> **Task description**: Below are some records; repeat them all exactly, minus the pictures.

> **The data**:

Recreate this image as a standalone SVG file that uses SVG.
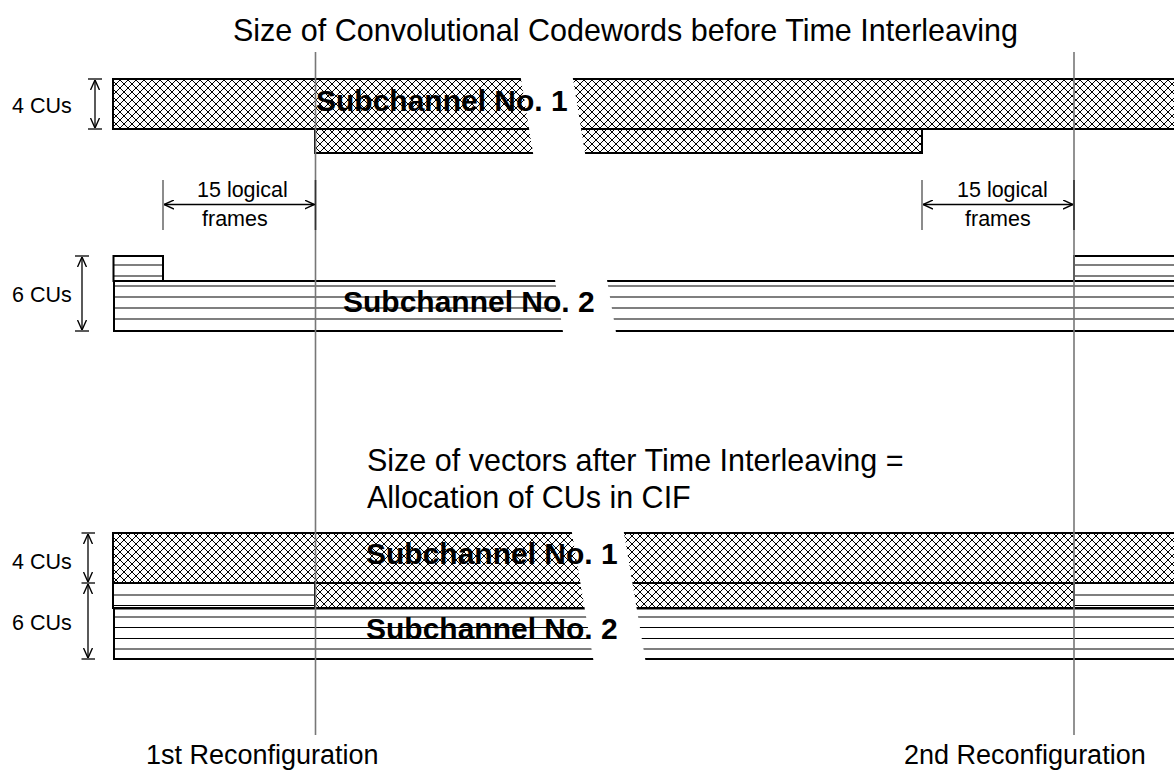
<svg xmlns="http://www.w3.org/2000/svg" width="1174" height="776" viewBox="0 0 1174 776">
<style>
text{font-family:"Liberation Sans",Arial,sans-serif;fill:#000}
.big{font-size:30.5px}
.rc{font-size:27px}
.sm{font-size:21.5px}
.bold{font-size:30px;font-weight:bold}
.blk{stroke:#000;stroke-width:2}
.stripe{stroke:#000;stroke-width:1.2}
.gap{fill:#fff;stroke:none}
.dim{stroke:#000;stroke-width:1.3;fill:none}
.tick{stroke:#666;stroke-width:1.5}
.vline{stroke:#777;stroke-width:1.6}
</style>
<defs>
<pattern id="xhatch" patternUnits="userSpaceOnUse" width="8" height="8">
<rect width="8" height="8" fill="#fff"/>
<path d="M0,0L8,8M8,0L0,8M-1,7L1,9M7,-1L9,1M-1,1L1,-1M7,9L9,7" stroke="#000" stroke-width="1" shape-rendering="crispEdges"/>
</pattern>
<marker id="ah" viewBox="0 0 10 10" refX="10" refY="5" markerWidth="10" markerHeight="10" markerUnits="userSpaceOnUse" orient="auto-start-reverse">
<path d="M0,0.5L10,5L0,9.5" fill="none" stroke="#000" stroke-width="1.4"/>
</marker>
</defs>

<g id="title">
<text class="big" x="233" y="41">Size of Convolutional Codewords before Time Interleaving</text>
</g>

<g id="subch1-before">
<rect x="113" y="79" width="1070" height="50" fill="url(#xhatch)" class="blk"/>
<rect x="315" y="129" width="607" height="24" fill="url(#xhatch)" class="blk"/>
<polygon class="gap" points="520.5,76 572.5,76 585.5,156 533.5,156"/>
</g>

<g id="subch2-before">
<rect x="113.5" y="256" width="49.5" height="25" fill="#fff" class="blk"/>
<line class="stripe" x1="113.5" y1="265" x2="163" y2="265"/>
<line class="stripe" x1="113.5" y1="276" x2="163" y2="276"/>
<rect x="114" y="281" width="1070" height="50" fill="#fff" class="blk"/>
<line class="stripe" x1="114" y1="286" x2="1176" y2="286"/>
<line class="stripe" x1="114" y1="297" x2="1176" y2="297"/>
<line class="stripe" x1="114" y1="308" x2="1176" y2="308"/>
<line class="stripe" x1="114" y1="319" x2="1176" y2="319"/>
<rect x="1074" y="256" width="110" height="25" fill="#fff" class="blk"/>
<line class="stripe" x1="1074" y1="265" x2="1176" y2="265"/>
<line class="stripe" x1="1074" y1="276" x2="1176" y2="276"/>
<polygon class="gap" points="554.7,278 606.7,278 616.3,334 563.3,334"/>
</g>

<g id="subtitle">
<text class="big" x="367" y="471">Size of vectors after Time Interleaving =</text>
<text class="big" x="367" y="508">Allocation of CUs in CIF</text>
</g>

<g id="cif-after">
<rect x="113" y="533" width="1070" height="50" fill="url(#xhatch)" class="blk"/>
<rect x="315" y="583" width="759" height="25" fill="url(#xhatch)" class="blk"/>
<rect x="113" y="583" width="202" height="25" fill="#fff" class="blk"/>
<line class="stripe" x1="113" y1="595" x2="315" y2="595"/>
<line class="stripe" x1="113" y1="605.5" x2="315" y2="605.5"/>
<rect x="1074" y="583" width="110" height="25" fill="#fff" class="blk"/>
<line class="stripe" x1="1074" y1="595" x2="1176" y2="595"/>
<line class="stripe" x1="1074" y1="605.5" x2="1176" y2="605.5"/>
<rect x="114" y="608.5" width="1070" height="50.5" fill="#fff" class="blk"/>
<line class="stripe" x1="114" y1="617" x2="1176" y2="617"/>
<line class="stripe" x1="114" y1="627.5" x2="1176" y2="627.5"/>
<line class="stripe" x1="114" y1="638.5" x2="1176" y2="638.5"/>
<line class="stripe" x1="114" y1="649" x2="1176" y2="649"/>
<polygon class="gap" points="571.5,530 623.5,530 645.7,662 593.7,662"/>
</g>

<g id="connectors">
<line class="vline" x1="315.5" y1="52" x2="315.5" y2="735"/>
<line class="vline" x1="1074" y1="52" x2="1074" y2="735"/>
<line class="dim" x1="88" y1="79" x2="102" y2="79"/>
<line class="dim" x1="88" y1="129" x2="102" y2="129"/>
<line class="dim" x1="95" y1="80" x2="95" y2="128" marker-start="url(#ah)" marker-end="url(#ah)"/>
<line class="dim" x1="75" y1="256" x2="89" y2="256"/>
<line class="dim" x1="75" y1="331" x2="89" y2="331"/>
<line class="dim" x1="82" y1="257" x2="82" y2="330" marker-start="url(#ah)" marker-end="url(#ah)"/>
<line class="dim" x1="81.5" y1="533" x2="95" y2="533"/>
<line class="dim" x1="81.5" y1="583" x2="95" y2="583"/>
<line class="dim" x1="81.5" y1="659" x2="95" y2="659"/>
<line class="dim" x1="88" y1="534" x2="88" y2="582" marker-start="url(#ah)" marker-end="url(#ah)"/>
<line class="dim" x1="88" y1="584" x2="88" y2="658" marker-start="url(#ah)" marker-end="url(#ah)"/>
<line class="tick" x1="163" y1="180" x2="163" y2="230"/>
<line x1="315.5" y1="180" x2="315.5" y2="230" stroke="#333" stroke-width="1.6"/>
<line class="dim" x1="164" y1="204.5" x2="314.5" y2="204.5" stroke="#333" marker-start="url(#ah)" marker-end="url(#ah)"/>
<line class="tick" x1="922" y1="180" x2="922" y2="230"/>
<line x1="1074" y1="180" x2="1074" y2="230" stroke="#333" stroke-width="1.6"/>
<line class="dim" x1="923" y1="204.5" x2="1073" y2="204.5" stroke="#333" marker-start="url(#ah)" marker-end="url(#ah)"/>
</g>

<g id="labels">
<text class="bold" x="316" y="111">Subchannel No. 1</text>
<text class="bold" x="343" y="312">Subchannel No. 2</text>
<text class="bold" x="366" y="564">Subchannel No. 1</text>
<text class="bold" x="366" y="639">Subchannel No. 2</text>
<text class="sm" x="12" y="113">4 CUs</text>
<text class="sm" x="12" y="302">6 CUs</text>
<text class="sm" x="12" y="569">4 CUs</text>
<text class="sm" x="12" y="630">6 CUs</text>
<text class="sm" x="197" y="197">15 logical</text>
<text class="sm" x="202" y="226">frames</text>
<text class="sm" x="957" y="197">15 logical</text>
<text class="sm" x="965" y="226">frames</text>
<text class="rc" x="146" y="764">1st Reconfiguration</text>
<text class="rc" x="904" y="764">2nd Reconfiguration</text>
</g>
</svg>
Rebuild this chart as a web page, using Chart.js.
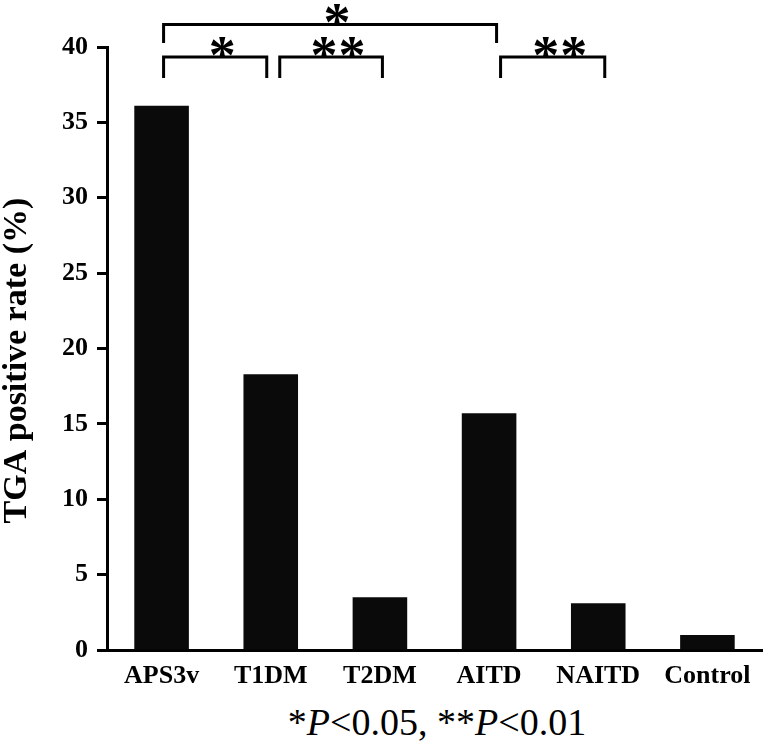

> **Final result**:
Recreate this image as a standalone SVG file that uses SVG.
<svg xmlns="http://www.w3.org/2000/svg" width="1174" height="776" viewBox="0 0 1174 776">
<style>
text{font-family:"Liberation Sans",Arial,sans-serif;fill:#000}
.big{font-size:30.5px}
.rc{font-size:27px}
.sm{font-size:21.5px}
.bold{font-size:30px;font-weight:bold}
.blk{stroke:#000;stroke-width:2}
.stripe{stroke:#000;stroke-width:1.2}
.gap{fill:#fff;stroke:none}
.dim{stroke:#000;stroke-width:1.3;fill:none}
.tick{stroke:#666;stroke-width:1.5}
.vline{stroke:#777;stroke-width:1.6}
</style>
<defs>
<pattern id="xhatch" patternUnits="userSpaceOnUse" width="8" height="8">
<rect width="8" height="8" fill="#fff"/>
<path d="M0,0L8,8M8,0L0,8M-1,7L1,9M7,-1L9,1M-1,1L1,-1M7,9L9,7" stroke="#000" stroke-width="1" shape-rendering="crispEdges"/>
</pattern>
<marker id="ah" viewBox="0 0 10 10" refX="10" refY="5" markerWidth="10" markerHeight="10" markerUnits="userSpaceOnUse" orient="auto-start-reverse">
<path d="M0,0.5L10,5L0,9.5" fill="none" stroke="#000" stroke-width="1.4"/>
</marker>
</defs>

<g id="title">
<text class="big" x="233" y="41">Size of Convolutional Codewords before Time Interleaving</text>
</g>

<g id="subch1-before">
<rect x="113" y="79" width="1070" height="50" fill="url(#xhatch)" class="blk"/>
<rect x="315" y="129" width="607" height="24" fill="url(#xhatch)" class="blk"/>
<polygon class="gap" points="520.5,76 572.5,76 585.5,156 533.5,156"/>
</g>

<g id="subch2-before">
<rect x="113.5" y="256" width="49.5" height="25" fill="#fff" class="blk"/>
<line class="stripe" x1="113.5" y1="265" x2="163" y2="265"/>
<line class="stripe" x1="113.5" y1="276" x2="163" y2="276"/>
<rect x="114" y="281" width="1070" height="50" fill="#fff" class="blk"/>
<line class="stripe" x1="114" y1="286" x2="1176" y2="286"/>
<line class="stripe" x1="114" y1="297" x2="1176" y2="297"/>
<line class="stripe" x1="114" y1="308" x2="1176" y2="308"/>
<line class="stripe" x1="114" y1="319" x2="1176" y2="319"/>
<rect x="1074" y="256" width="110" height="25" fill="#fff" class="blk"/>
<line class="stripe" x1="1074" y1="265" x2="1176" y2="265"/>
<line class="stripe" x1="1074" y1="276" x2="1176" y2="276"/>
<polygon class="gap" points="554.7,278 606.7,278 616.3,334 563.3,334"/>
</g>

<g id="subtitle">
<text class="big" x="367" y="471">Size of vectors after Time Interleaving =</text>
<text class="big" x="367" y="508">Allocation of CUs in CIF</text>
</g>

<g id="cif-after">
<rect x="113" y="533" width="1070" height="50" fill="url(#xhatch)" class="blk"/>
<rect x="315" y="583" width="759" height="25" fill="url(#xhatch)" class="blk"/>
<rect x="113" y="583" width="202" height="25" fill="#fff" class="blk"/>
<line class="stripe" x1="113" y1="595" x2="315" y2="595"/>
<line class="stripe" x1="113" y1="605.5" x2="315" y2="605.5"/>
<rect x="1074" y="583" width="110" height="25" fill="#fff" class="blk"/>
<line class="stripe" x1="1074" y1="595" x2="1176" y2="595"/>
<line class="stripe" x1="1074" y1="605.5" x2="1176" y2="605.5"/>
<rect x="114" y="608.5" width="1070" height="50.5" fill="#fff" class="blk"/>
<line class="stripe" x1="114" y1="617" x2="1176" y2="617"/>
<line class="stripe" x1="114" y1="627.5" x2="1176" y2="627.5"/>
<line class="stripe" x1="114" y1="638.5" x2="1176" y2="638.5"/>
<line class="stripe" x1="114" y1="649" x2="1176" y2="649"/>
<polygon class="gap" points="571.5,530 623.5,530 645.7,662 593.7,662"/>
</g>

<g id="connectors">
<line class="vline" x1="315.5" y1="52" x2="315.5" y2="735"/>
<line class="vline" x1="1074" y1="52" x2="1074" y2="735"/>
<line class="dim" x1="88" y1="79" x2="102" y2="79"/>
<line class="dim" x1="88" y1="129" x2="102" y2="129"/>
<line class="dim" x1="95" y1="80" x2="95" y2="128" marker-start="url(#ah)" marker-end="url(#ah)"/>
<line class="dim" x1="75" y1="256" x2="89" y2="256"/>
<line class="dim" x1="75" y1="331" x2="89" y2="331"/>
<line class="dim" x1="82" y1="257" x2="82" y2="330" marker-start="url(#ah)" marker-end="url(#ah)"/>
<line class="dim" x1="81.5" y1="533" x2="95" y2="533"/>
<line class="dim" x1="81.5" y1="583" x2="95" y2="583"/>
<line class="dim" x1="81.5" y1="659" x2="95" y2="659"/>
<line class="dim" x1="88" y1="534" x2="88" y2="582" marker-start="url(#ah)" marker-end="url(#ah)"/>
<line class="dim" x1="88" y1="584" x2="88" y2="658" marker-start="url(#ah)" marker-end="url(#ah)"/>
<line class="tick" x1="163" y1="180" x2="163" y2="230"/>
<line x1="315.5" y1="180" x2="315.5" y2="230" stroke="#333" stroke-width="1.6"/>
<line class="dim" x1="164" y1="204.5" x2="314.5" y2="204.5" stroke="#333" marker-start="url(#ah)" marker-end="url(#ah)"/>
<line class="tick" x1="922" y1="180" x2="922" y2="230"/>
<line x1="1074" y1="180" x2="1074" y2="230" stroke="#333" stroke-width="1.6"/>
<line class="dim" x1="923" y1="204.5" x2="1073" y2="204.5" stroke="#333" marker-start="url(#ah)" marker-end="url(#ah)"/>
</g>

<g id="labels">
<text class="bold" x="316" y="111">Subchannel No. 1</text>
<text class="bold" x="343" y="312">Subchannel No. 2</text>
<text class="bold" x="366" y="564">Subchannel No. 1</text>
<text class="bold" x="366" y="639">Subchannel No. 2</text>
<text class="sm" x="12" y="113">4 CUs</text>
<text class="sm" x="12" y="302">6 CUs</text>
<text class="sm" x="12" y="569">4 CUs</text>
<text class="sm" x="12" y="630">6 CUs</text>
<text class="sm" x="197" y="197">15 logical</text>
<text class="sm" x="202" y="226">frames</text>
<text class="sm" x="957" y="197">15 logical</text>
<text class="sm" x="965" y="226">frames</text>
<text class="rc" x="146" y="764">1st Reconfiguration</text>
<text class="rc" x="904" y="764">2nd Reconfiguration</text>
</g>
</svg>
Rebuild this chart as a web page, using Chart.js.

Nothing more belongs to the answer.